Tak hanya itu, Ahok juga menerapkan sejumlah sistem untuk menekan penggunaan kendaraan pribadi di Jakarta. Salah satunya sepeda motor.

Dia membuat kebijakan motor dilarang melintas di kawasan Thamrin hingga Bundaran HI. Bahkan belakang, Ahok berjanji akan memberikan layanan transportasi massa (angkutan umum) bagi warga Ibu Kota secara gratis, guna ikut bersaing dengan kedua perusahaan jasa tersebut.
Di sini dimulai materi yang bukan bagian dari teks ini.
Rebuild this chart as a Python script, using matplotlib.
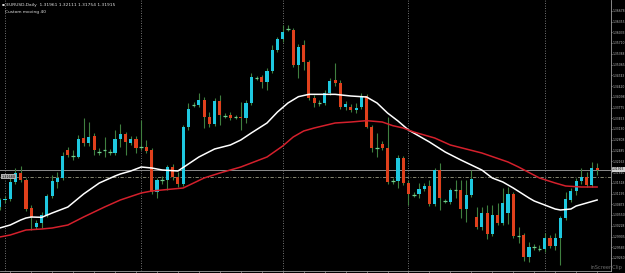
import numpy as np
import matplotlib
matplotlib.use('Agg')
import matplotlib.pyplot as plt

# EURUSD daily candles
opens = [1.3079, 1.3100, 1.3103, 1.3154, 1.3181, 1.3160, 1.3076, 1.3019, 1.3031, 1.3055,
         1.3112, 1.3154, 1.3166, 1.3250, 1.3235, 1.3229, 1.3286, 1.3271, 1.3292, 1.3244,
         1.3250, 1.3244, 1.3241, 1.3283, 1.3298, 1.3271, 1.3283, 1.3259, 1.3259, 1.3250,
         1.3124, 1.3160, 1.3160, 1.3199, 1.3169, 1.3148, 1.3319, 1.3385, 1.3385, 1.3400,
         1.3349, 1.3328, 1.3397, 1.3352, 1.3355, 1.3349, 1.3349, 1.3346, 1.3391, 1.3466,
         1.3469, 1.3454, 1.3487, 1.3550, 1.3583, 1.3613, 1.3610, 1.3505, 1.3565, 1.3514,
         1.3406, 1.3391, 1.3391, 1.3421, 1.3460, 1.3451, 1.3379, 1.3379, 1.3370, 1.3379,
         1.3412, 1.3319, 1.3256, 1.3268, 1.3256, 1.3157, 1.3157, 1.3226, 1.3151, 1.3115,
         1.3118, 1.3133, 1.3142, 1.3088, 1.3190, 1.3097, 1.3094, 1.3130, 1.3130, 1.3073,
         1.3115, 1.3049, 1.3019, 1.3061, 1.2998, 1.3055, 1.3031, 1.3061, 1.3118, 1.2992,
         1.2995, 1.2929, 1.2959, 1.2953, 1.2953, 1.2986, 1.2962, 1.2986, 1.3046, 1.3100,
         1.3127, 1.3157, 1.3169, 1.3145, 1.3196]
highs = [1.3106, 1.3112, 1.3166, 1.3196, 1.3202, 1.3166, 1.3085, 1.3040, 1.3064, 1.3118,
         1.3175, 1.3184, 1.3244, 1.3259, 1.3250, 1.3295, 1.3346, 1.3334, 1.3301, 1.3256,
         1.3289, 1.3253, 1.3310, 1.3328, 1.3304, 1.3292, 1.3292, 1.3340, 1.3280, 1.3256,
         1.3166, 1.3172, 1.3205, 1.3208, 1.3184, 1.3325, 1.3391, 1.3394, 1.3421, 1.3409,
         1.3364, 1.3406, 1.3415, 1.3361, 1.3364, 1.3355, 1.3394, 1.3400, 1.3481, 1.3472,
         1.3475, 1.3496, 1.3565, 1.3589, 1.3625, 1.3625, 1.3616, 1.3568, 1.3580, 1.3520,
         1.3415, 1.3400, 1.3430, 1.3466, 1.3511, 1.3460, 1.3397, 1.3388, 1.3391, 1.3421,
         1.3418, 1.3325, 1.3301, 1.3277, 1.3349, 1.3166, 1.3235, 1.3232, 1.3160, 1.3124,
         1.3151, 1.3151, 1.3160, 1.3196, 1.3211, 1.3103, 1.3136, 1.3160, 1.3160, 1.3160,
         1.3190, 1.3079, 1.3079, 1.3085, 1.3085, 1.3091, 1.3136, 1.3139, 1.3124, 1.3019,
         1.3001, 1.2974, 1.2968, 1.2965, 1.3001, 1.2995, 1.3001, 1.3052, 1.3124, 1.3136,
         1.3166, 1.3196, 1.3184, 1.3214, 1.3211]
lows = [1.3070, 1.3091, 1.3097, 1.3148, 1.3154, 1.3067, 1.3010, 1.3013, 1.3016, 1.3049,
        1.3106, 1.3136, 1.3160, 1.3229, 1.3220, 1.3226, 1.3262, 1.3262, 1.3235, 1.3235,
        1.3229, 1.3235, 1.3235, 1.3259, 1.3235, 1.3265, 1.3241, 1.3250, 1.3241, 1.3118,
        1.3106, 1.3148, 1.3130, 1.3160, 1.3139, 1.3142, 1.3310, 1.3379, 1.3379, 1.3316,
        1.3319, 1.3322, 1.3325, 1.3346, 1.3340, 1.3343, 1.3310, 1.3331, 1.3385, 1.3460,
        1.3436, 1.3430, 1.3481, 1.3544, 1.3574, 1.3607, 1.3499, 1.3466, 1.3490, 1.3400,
        1.3379, 1.3382, 1.3385, 1.3415, 1.3442, 1.3373, 1.3370, 1.3364, 1.3361, 1.3373,
        1.3316, 1.3244, 1.3229, 1.3250, 1.3148, 1.3148, 1.3136, 1.3145, 1.3085, 1.3109,
        1.3106, 1.3127, 1.3082, 1.3082, 1.3070, 1.3091, 1.3088, 1.3106, 1.3046, 1.3034,
        1.3109, 1.3013, 1.3010, 1.2983, 1.2992, 1.3025, 1.3025, 1.3028, 1.2986, 1.2971,
        1.2917, 1.2914, 1.2950, 1.2947, 1.2944, 1.2956, 1.2950, 1.2905, 1.3040, 1.3094,
        1.3115, 1.3148, 1.3139, 1.3139, 1.3175]
closes = [1.3100, 1.3103, 1.3154, 1.3181, 1.3160, 1.3073, 1.3049, 1.3031, 1.3055, 1.3112,
          1.3157, 1.3166, 1.3232, 1.3235, 1.3233, 1.3283, 1.3271, 1.3289, 1.3250, 1.3245,
          1.3249, 1.3245, 1.3283, 1.3298, 1.3274, 1.3283, 1.3256, 1.3260, 1.3247, 1.3124,
          1.3160, 1.3161, 1.3199, 1.3169, 1.3148, 1.3319, 1.3373, 1.3386, 1.3400, 1.3349,
          1.3328, 1.3397, 1.3355, 1.3353, 1.3346, 1.3350, 1.3346, 1.3391, 1.3469, 1.3467,
          1.3454, 1.3487, 1.3550, 1.3583, 1.3604, 1.3614, 1.3505, 1.3559, 1.3514, 1.3406,
          1.3391, 1.3392, 1.3421, 1.3457, 1.3451, 1.3379, 1.3388, 1.3370, 1.3376, 1.3412,
          1.3319, 1.3256, 1.3257, 1.3256, 1.3154, 1.3158, 1.3226, 1.3151, 1.3118, 1.3116,
          1.3133, 1.3142, 1.3088, 1.3190, 1.3106, 1.3098, 1.3130, 1.3131, 1.3073, 1.3115,
          1.3163, 1.3019, 1.3061, 1.2998, 1.3055, 1.3031, 1.3091, 1.3118, 1.2992, 1.2993,
          1.2929, 1.2959, 1.2960, 1.2954, 1.2986, 1.2962, 1.2986, 1.3046, 1.3103, 1.3127,
          1.3157, 1.3169, 1.3145, 1.3196, 1.31915]

# moving averages (white = fast, red = slow), sampled at bar index
fast_idx = [0, 2, 4, 5, 6, 8, 10, 13, 16, 19, 22, 23, 25, 27, 29, 31, 32, 34, 36, 38,
            41, 44, 46, 48, 51, 53, 55, 57, 59, 64, 67, 70, 72, 74, 76, 78, 82, 85, 88, 90,
            92, 94, 96, 98, 101, 102, 104, 106, 107, 109, 110, 112, 114]
fast_ma = [1.3016, 1.3025, 1.3040, 1.3046, 1.3049, 1.3048, 1.3061, 1.3079, 1.3118, 1.3151,
           1.3172, 1.3178, 1.3187, 1.3199, 1.3196, 1.3190, 1.3189, 1.3187, 1.3208, 1.3229,
           1.3253, 1.3265, 1.3280, 1.3301, 1.3331, 1.3364, 1.3391, 1.3410, 1.3417, 1.3417,
           1.3412, 1.3409, 1.3391, 1.3361, 1.3337, 1.3310, 1.3274, 1.3244, 1.3220, 1.3205,
           1.3190, 1.3166, 1.3154, 1.3136, 1.3106, 1.3097, 1.3085, 1.3073, 1.3070, 1.3073,
           1.3082, 1.3091, 1.3100]
slow_idx = [0, 2, 5, 8, 10, 13, 16, 20, 23, 27, 29, 35, 37, 39, 42, 46, 48, 51, 54, 56,
            58, 60, 64, 67, 70, 73, 75, 77, 79, 83, 86, 92, 97, 99, 103, 106, 108, 111, 114]
slow_ma = [1.2989, 1.2995, 1.3010, 1.3013, 1.3016, 1.3025, 1.3049, 1.3079, 1.3100, 1.3121,
           1.3127, 1.3136, 1.3151, 1.3166, 1.3181, 1.3199, 1.3211, 1.3229, 1.3262, 1.3289,
           1.3307, 1.3316, 1.3331, 1.3334, 1.3338, 1.3334, 1.3323, 1.3316, 1.3304, 1.3286,
           1.3265, 1.3241, 1.3214, 1.3199, 1.3166, 1.3151, 1.3142, 1.3139, 1.3139]

month_starts = [1, 27, 54, 78, 104]
bid = closes[-1]
level = 1.3168
title = "EURUSD,Daily  1.31961 1.32111 1.31754 1.31915"
subtitle = "Custom moving 40"

bull = '#1ec8e0'
bear = '#e0401c'
wick = '#3f7f3f'

fig = plt.figure(figsize=(6.25, 2.73), dpi=100, facecolor='black')
ax = fig.add_axes([0, 2 / 273, 611 / 625, 271 / 273])
ax.set_facecolor('black')

x = np.arange(len(opens))
o = np.array(opens); c = np.array(closes)
h = np.array(highs); l = np.array(lows)

ax.vlines(x, l, h, color=wick, lw=0.8, zorder=2)
body = np.abs(c - o)
doji = body < 0.00025
cols = np.where(c >= o, bull, bear)
ax.bar(x[~doji], body[~doji], bottom=np.minimum(o, c)[~doji], width=0.6,
       color=cols[~doji], edgecolor='none', zorder=3)
ax.hlines(c[doji], x[doji] - 0.35, x[doji] + 0.35, color='#6fcf8f', lw=0.9, zorder=3)

ax.plot(fast_idx, fast_ma, color='white', lw=1.1, zorder=4)
ax.plot(slow_idx, slow_ma, color='#d4202c', lw=1.1, zorder=4)

# period separators and price lines
for m in month_starts:
    ax.axvline(m, color='#9a9a9a', lw=0.6, ls=(0, (1, 2)), zorder=1)
ax.axhline(bid, color='#8c8c8c', lw=0.7, zorder=1)
ax.axhline(level, color='#9a9a80', lw=0.6, ls=(0, (4, 2, 1, 2)), zorder=1)
ax.text(0.3, level + 0.0002, '1.31680', fontsize=2.4, color='black', va='center',
        bbox=dict(facecolor='#b0b0b0', edgecolor='none', pad=0.3), zorder=5)

ax.set_xlim(0.046, 116.65)
ax.set_ylim(1.2887, 1.3700)

ticks = 1.3700 - 0.003225 * np.arange(1, 25)
ax.yaxis.tick_right()
ax.set_yticks(ticks)
ax.set_yticklabels(['%.5f' % t for t in ticks])
ax.tick_params(axis='y', colors='#bdbdbd', labelsize=2.2, length=1.0, width=0.5, pad=0.3)
ax.set_xticks(np.arange(2, 116, 4))
ax.set_xticklabels([])
ax.tick_params(axis='x', colors='#9a9a9a', length=2, width=0.5, direction='out')

for s in ['top', 'left']:
    ax.spines[s].set_visible(False)
for s in ['right', 'bottom']:
    ax.spines[s].set_color('#a0a0a0')
    ax.spines[s].set_linewidth(0.6)

ax.text(1.0 + 1 / 625, bid, '%.5f' % bid, transform=ax.get_yaxis_transform(),
        fontsize=2.2, color='black', va='center', ha='left',
        bbox=dict(facecolor='#d0d0d0', edgecolor='none', pad=0.3), zorder=6, clip_on=False)

fig.text(2 / 625, 1 - 5 / 273, '\u25aa ' + title, fontsize=3.2, color='#e0e0e0', va='center')
fig.text(5 / 625, 1 - 12 / 273, subtitle, fontsize=3.2, color='#e0e0e0', va='center')
fig.text(622 / 625, 5 / 273, 'inScreenClip', fontsize=3.6, color='#8a8a8a', ha='right',
         va='center', alpha=0.8)

fig.savefig('out.png', dpi=100, facecolor='black')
"Nanti transportasi massal kita tuh gratis. Di dalam kota akan ada bus tingkat gratis. Kita juga adakan tiket harian. Sekarang TNI, Polri, (pegawai) Bank DKI, pelajar, semua gratis," kata Ahok di Balai Kota DKI Jakarta, Kamis (13/8).

Ahok berjanji kebijakan tersebut bakal segera terealisasi. Hal tersebut untuk memperluas larangan bagi penggunaan kendaraan roda dua di jalan-jalan protokol.
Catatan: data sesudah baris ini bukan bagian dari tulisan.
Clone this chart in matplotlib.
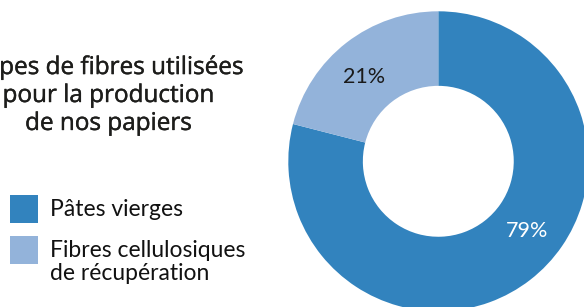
import matplotlib
matplotlib.use("Agg")
import matplotlib.pyplot as plt
from matplotlib.patches import Rectangle
import matplotlib.patheffects as pe
import numpy as np

# ---- data ----
categories = ["Pâtes vierges", "Fibres cellulosiques\nde récupération"]
values = [79, 21]
colors = ["#3283be", "#93b3da"]
label_colors = ["white", "#1a1a1a"]
title = "Types de fibres utilisées\npour la production\nde nos papiers"

# ---- layout ----
W, H = 584, 307
fig = plt.figure(figsize=(W / 100, H / 100), dpi=100)
ax = fig.add_axes([0, 0, 1, 1])

center = (438.3, H - 161.3)
R = 150
ring = 0.497

wedges, _ = ax.pie(values, colors=colors, startangle=90, counterclock=False,
                   radius=R, center=center,
                   wedgeprops=dict(width=R * ring, linewidth=0))
ax.set_xlim(0, W)
ax.set_ylim(0, H)
ax.set_aspect("equal")
ax.axis("off")

# percentage labels on ring
label_r = R * (1 - ring / 2)
label_angle_shift = [14, 3.5]
for w, v, c, sh in zip(wedges, values, label_colors, label_angle_shift):
    th = np.deg2rad((w.theta1 + w.theta2) / 2 + sh)
    ax.text(center[0] + label_r * np.cos(th), center[1] + label_r * np.sin(th),
            f"{v}%", ha="center", va="center", color=c,
            fontsize=15.5, family="Lato")

# title
ax.text(108.5, H - 96, title, ha="center", va="center", fontsize=17.5,
        family="Open Sans", color="#1d1d1b", linespacing=1.22,
        path_effects=[pe.withStroke(linewidth=0.3, foreground="#1d1d1b")])

# legend (drawn manually so the square aligns with the first label line)
sq = 28
for i, (cat, col) in enumerate(zip(categories, colors)):
    top = 195 + 41 * i
    ax.add_patch(Rectangle((10, H - top - sq), sq, sq, facecolor=col,
                           edgecolor="none"))
    ax.text(50, H - top - 4, cat, ha="left", va="top", fontsize=16.5,
            family="Lato", color="#111111", linespacing=1.13)

fig.savefig("out.png", dpi=100)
"Nanti yang seumur hidup juga gratis. (Pemilik) KTP semua gratis. Nantinya pangsa pasar akan terpisah dan motor enggak bisa masuk lagi ke jalan protokol," pungkasnya.
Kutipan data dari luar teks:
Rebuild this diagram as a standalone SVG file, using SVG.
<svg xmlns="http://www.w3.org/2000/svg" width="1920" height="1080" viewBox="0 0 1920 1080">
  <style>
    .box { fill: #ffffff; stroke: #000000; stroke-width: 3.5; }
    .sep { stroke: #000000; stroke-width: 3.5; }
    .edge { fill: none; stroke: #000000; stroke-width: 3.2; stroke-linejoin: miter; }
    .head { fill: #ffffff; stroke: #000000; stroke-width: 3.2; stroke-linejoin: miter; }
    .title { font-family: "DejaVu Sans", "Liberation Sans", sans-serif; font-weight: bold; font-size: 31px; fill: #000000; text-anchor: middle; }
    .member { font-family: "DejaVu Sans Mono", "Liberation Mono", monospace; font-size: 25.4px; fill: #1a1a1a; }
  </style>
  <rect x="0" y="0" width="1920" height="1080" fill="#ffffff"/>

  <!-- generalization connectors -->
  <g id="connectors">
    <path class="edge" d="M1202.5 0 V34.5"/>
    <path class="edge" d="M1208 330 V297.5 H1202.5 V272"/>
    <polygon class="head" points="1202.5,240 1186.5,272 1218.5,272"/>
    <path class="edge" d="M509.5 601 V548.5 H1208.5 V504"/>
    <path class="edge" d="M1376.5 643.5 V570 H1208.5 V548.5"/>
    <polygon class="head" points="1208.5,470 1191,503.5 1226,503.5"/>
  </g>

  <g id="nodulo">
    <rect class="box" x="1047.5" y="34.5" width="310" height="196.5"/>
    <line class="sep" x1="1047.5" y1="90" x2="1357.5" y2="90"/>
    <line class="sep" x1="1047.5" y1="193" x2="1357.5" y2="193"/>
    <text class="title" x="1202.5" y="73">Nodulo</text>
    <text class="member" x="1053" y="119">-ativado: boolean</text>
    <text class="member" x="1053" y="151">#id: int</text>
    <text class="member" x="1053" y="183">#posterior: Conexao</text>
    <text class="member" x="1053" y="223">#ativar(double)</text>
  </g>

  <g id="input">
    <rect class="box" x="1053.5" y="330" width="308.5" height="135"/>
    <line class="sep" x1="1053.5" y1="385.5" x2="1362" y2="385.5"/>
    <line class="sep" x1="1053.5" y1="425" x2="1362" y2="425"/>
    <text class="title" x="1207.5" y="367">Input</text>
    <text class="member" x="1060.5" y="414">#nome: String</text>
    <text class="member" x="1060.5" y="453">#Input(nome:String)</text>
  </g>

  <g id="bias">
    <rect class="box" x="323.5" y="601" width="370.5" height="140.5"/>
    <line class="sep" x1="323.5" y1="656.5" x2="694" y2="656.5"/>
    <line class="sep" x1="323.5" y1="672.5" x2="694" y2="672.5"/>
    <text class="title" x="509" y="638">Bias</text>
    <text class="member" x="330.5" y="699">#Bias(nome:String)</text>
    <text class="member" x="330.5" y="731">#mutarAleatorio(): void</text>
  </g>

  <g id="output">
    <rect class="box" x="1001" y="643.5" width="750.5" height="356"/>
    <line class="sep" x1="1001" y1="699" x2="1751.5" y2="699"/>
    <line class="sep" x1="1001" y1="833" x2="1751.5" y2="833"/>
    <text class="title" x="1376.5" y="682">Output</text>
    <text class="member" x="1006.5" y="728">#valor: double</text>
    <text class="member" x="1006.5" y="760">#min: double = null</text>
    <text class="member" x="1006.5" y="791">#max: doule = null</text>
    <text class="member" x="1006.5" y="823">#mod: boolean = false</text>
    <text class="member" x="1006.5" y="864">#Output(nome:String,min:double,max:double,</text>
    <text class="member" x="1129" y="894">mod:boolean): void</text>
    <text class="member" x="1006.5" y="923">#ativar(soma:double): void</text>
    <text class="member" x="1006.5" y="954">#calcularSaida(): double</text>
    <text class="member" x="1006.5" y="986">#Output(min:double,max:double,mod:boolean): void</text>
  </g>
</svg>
Jika ojek aplikasi terus menjamur di Jakarta, mampukah Ahok mewujudkan angkutan massal yang nyaman dan aman untuk warga Jakarta?

Pengamat Transportasi, Alvinsyah menilai, harusnya pemda DKI maupun pemerintah pusat menjadikan fenomena angkutan aplikasi ini untuk berbenah diri.

"Sebenarnya ini momentum untuk pemerintah daerah dan pusat berbenah diri. Harusnya pemerintah jangan diam dan terlena karena fenomena angkutan aplikasi ini bisa saja sampai tahap menjenuhkan untuk penumpang," katanya saat berbincang dengan merdeka.com, Selasa (12/10).

Dia menilai pemerintah justru yang tak melihat peluang bisnis seperti ini. Alhasil, ada seseorang yang melihat kemudian digarap dan sukses, sayangnya malah menuai pro dan kontra karena beberapa aturan.

"Harusnya pemda malu, ada kewajiban sebagai penyedia layanan transportasi gak dijalankan dengan baik. Akhirnya pasar yang bergerak dan orang melihat ada peluang angkutan aplikasi ini padahal ojek ada sejak puluhan tahun. Makanya ini harus jadi motivasi untuk angkutan umum dibuat menarik," pesannya.

Ditambahkan dia, sebenarnya angkutan massal masih memiliki pasarnya. Sayang, pemerintah belum serius untuk melakukan pengelolaan dengan baik.

"Kita sekarang enggak punya pilihan. Kita terjebak di layanan transportasi, terintegrasi, tapi kita bicara ini dua sisi, karena ini berkaitan dengan tata ruang. Paketnya kalau kalau mau serius, angkutan masal diperbaiki dan tata ruang dibenahi. Seperti angkutan massal, misalnya terstruktur dengan angkutan pendukungnya, seperti mikrolet, tapi sekarang masalahnya dikelola perorangan. Situasi ini harusnya ditanggapi serius, fenomena aplikasi berkembang terus," pungkasnya.